=== Data lines ===
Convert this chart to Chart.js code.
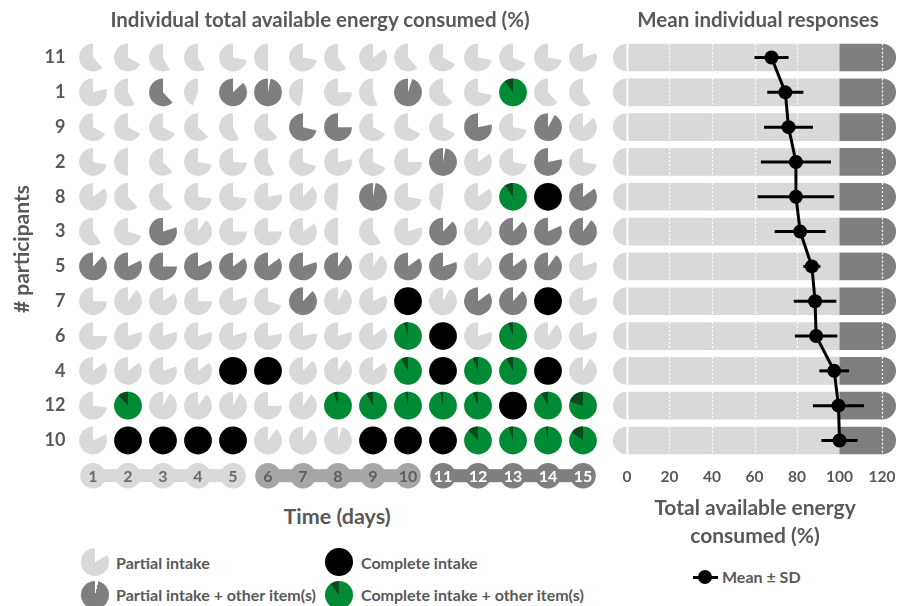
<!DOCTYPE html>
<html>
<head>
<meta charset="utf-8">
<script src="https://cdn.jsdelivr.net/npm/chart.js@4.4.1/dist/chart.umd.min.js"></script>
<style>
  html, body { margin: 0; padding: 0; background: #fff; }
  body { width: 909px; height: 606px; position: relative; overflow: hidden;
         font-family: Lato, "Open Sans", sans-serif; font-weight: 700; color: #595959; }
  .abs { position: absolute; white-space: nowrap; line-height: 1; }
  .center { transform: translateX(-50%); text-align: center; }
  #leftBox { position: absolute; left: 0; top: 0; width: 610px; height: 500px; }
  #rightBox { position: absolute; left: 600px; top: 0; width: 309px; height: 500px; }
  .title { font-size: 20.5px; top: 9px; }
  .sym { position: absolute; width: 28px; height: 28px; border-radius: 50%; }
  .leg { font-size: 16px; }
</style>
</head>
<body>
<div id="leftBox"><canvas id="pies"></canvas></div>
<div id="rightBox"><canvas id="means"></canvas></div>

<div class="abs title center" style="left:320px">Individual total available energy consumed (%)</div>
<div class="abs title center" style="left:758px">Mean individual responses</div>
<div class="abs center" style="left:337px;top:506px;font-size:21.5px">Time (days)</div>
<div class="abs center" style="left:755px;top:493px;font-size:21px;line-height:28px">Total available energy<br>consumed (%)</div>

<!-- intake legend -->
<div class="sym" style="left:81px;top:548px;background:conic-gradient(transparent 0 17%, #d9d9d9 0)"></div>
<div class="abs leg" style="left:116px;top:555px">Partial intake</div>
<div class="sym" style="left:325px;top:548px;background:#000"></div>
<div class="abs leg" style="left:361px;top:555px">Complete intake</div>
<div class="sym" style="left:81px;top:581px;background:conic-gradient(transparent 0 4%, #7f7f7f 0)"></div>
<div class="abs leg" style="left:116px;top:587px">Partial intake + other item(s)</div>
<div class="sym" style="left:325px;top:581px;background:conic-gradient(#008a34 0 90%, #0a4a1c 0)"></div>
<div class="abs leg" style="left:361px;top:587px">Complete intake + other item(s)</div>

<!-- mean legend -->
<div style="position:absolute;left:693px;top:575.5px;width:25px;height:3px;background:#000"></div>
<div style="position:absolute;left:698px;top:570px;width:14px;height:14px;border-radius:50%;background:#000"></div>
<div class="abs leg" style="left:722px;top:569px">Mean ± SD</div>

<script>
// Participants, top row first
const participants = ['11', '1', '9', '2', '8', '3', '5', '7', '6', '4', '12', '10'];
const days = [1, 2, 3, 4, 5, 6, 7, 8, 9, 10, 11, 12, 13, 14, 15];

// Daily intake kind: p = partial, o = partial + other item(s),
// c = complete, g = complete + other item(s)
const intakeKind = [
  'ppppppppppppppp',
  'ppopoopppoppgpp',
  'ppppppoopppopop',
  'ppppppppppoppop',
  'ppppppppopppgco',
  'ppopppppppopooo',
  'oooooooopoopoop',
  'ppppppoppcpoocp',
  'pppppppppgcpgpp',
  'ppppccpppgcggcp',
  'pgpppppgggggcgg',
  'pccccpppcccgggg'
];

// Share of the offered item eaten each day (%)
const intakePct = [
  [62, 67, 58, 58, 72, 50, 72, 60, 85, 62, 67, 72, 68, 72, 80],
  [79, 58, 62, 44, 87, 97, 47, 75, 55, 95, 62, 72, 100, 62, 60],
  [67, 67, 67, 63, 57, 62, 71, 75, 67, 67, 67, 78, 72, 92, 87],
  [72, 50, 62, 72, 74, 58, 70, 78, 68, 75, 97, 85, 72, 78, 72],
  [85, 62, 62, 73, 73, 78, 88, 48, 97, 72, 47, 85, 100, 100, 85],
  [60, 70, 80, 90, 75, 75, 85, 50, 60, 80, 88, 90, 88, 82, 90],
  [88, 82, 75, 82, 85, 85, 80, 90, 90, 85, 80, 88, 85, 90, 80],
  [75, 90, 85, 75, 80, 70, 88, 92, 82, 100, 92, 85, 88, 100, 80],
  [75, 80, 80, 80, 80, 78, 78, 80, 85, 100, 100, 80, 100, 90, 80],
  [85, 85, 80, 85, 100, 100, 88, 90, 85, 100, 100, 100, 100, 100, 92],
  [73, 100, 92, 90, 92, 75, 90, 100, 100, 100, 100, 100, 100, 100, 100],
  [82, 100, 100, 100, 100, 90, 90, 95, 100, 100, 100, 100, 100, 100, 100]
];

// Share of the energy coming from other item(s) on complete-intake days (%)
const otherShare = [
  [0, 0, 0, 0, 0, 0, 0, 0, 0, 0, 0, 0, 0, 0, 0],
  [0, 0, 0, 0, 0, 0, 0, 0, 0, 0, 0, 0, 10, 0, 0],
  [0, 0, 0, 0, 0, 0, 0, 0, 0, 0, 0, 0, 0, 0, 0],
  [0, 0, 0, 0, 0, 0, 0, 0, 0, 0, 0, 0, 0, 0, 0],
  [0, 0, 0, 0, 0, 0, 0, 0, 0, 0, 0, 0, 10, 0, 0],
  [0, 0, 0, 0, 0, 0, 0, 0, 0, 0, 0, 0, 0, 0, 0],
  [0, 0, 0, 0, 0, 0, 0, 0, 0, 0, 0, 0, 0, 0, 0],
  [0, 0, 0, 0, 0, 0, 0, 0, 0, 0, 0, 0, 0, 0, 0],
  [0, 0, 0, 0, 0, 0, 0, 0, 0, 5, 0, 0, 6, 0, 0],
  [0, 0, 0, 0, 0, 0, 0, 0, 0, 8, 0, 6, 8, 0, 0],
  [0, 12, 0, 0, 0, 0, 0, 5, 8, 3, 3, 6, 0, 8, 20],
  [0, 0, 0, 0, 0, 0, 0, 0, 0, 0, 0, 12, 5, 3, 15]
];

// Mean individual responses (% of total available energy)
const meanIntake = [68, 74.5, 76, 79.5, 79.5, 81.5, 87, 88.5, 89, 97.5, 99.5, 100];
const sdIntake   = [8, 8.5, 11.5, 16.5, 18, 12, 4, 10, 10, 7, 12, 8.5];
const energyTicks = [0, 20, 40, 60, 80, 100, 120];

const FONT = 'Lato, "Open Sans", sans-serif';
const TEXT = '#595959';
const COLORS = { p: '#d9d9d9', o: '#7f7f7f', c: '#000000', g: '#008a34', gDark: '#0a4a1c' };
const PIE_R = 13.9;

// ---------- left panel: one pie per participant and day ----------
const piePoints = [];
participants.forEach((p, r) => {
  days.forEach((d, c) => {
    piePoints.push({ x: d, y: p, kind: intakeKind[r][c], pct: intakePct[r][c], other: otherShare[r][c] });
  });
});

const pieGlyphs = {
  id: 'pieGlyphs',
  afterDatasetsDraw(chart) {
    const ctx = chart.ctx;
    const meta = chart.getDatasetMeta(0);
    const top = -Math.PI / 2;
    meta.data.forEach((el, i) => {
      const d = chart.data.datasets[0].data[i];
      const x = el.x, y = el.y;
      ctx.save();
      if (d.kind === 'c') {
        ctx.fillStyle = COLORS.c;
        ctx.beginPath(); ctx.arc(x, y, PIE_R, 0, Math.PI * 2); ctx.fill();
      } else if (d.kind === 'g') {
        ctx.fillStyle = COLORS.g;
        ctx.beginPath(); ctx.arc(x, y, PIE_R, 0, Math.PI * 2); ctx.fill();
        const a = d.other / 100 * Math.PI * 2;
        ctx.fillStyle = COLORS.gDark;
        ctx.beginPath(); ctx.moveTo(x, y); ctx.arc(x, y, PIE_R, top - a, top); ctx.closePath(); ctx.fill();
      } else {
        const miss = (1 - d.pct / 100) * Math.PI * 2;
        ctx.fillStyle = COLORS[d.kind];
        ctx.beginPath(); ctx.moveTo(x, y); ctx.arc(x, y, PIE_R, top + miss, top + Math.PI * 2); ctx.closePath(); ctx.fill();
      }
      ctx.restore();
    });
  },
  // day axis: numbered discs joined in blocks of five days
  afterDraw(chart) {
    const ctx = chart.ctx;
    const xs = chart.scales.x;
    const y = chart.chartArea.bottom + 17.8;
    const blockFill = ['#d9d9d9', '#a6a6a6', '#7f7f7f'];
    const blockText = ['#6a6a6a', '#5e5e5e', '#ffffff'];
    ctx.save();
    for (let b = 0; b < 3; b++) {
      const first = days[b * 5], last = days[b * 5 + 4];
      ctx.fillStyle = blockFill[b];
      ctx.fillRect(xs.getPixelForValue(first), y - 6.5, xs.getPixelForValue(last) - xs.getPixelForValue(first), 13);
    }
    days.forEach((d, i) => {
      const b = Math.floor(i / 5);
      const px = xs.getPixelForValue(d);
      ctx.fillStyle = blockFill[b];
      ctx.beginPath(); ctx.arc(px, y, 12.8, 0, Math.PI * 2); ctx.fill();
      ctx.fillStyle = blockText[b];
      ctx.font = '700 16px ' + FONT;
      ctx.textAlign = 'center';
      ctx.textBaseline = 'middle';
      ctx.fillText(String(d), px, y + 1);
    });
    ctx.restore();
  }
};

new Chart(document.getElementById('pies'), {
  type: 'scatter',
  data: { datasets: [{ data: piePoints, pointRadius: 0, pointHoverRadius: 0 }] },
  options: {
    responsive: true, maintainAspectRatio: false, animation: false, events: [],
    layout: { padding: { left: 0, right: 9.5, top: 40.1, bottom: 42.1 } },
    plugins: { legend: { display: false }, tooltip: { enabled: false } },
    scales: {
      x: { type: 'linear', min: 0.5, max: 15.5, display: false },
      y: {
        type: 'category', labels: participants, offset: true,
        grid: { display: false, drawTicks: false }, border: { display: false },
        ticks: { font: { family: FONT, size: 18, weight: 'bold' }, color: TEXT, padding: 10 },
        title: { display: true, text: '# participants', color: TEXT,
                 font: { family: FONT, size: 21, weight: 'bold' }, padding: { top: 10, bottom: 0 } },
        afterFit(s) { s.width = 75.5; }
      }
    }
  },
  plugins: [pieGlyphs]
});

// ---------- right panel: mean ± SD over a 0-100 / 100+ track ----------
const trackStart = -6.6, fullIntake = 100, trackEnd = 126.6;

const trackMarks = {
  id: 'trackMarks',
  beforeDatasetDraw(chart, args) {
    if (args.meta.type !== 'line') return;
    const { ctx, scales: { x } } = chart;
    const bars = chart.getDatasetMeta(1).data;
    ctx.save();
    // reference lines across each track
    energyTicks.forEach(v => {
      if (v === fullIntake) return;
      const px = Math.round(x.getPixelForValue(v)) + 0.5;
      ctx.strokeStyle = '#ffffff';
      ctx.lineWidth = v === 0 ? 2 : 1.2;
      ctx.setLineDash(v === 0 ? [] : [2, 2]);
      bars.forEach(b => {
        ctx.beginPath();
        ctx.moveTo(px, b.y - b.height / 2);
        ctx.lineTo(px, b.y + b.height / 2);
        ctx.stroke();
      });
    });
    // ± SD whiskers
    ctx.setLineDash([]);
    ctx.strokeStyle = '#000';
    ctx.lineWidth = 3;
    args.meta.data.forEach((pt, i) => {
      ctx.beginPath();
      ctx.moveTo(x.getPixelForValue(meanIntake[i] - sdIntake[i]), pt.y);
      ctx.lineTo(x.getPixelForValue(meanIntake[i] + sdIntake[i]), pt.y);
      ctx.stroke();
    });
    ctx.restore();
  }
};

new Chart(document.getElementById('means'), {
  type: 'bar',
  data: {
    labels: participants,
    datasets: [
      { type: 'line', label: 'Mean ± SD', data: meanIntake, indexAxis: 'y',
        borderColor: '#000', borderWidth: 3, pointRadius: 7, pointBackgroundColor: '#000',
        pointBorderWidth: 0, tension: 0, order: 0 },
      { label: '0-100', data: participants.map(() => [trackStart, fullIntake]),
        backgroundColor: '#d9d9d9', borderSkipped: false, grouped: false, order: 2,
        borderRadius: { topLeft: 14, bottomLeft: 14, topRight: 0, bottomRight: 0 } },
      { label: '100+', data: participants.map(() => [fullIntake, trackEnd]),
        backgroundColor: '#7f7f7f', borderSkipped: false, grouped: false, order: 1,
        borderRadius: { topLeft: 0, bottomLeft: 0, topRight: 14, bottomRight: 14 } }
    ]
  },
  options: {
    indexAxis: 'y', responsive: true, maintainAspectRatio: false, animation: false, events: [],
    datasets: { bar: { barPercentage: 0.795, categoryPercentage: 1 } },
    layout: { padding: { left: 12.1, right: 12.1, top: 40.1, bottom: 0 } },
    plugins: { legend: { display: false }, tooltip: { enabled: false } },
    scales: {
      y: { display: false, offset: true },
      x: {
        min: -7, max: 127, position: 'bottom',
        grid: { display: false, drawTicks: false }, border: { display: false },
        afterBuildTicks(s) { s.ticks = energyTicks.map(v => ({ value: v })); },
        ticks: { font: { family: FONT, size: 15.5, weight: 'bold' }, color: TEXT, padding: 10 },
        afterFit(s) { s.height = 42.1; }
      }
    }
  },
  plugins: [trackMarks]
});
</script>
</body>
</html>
===
### Requirement
Repeat, exactly and in full, each line from the start of the data to the line that contains "available energy<br>consumed (%)</div>". Pictures do not go in.

### Answer to the problem
Convert this chart to Chart.js code.
<!DOCTYPE html>
<html>
<head>
<meta charset="utf-8">
<script src="https://cdn.jsdelivr.net/npm/chart.js@4.4.1/dist/chart.umd.min.js"></script>
<style>
  html, body { margin: 0; padding: 0; background: #fff; }
  body { width: 909px; height: 606px; position: relative; overflow: hidden;
         font-family: Lato, "Open Sans", sans-serif; font-weight: 700; color: #595959; }
  .abs { position: absolute; white-space: nowrap; line-height: 1; }
  .center { transform: translateX(-50%); text-align: center; }
  #leftBox { position: absolute; left: 0; top: 0; width: 610px; height: 500px; }
  #rightBox { position: absolute; left: 600px; top: 0; width: 309px; height: 500px; }
  .title { font-size: 20.5px; top: 9px; }
  .sym { position: absolute; width: 28px; height: 28px; border-radius: 50%; }
  .leg { font-size: 16px; }
</style>
</head>
<body>
<div id="leftBox"><canvas id="pies"></canvas></div>
<div id="rightBox"><canvas id="means"></canvas></div>

<div class="abs title center" style="left:320px">Individual total available energy consumed (%)</div>
<div class="abs title center" style="left:758px">Mean individual responses</div>
<div class="abs center" style="left:337px;top:506px;font-size:21.5px">Time (days)</div>
<div class="abs center" style="left:755px;top:493px;font-size:21px;line-height:28px">Total available energy<br>consumed (%)</div>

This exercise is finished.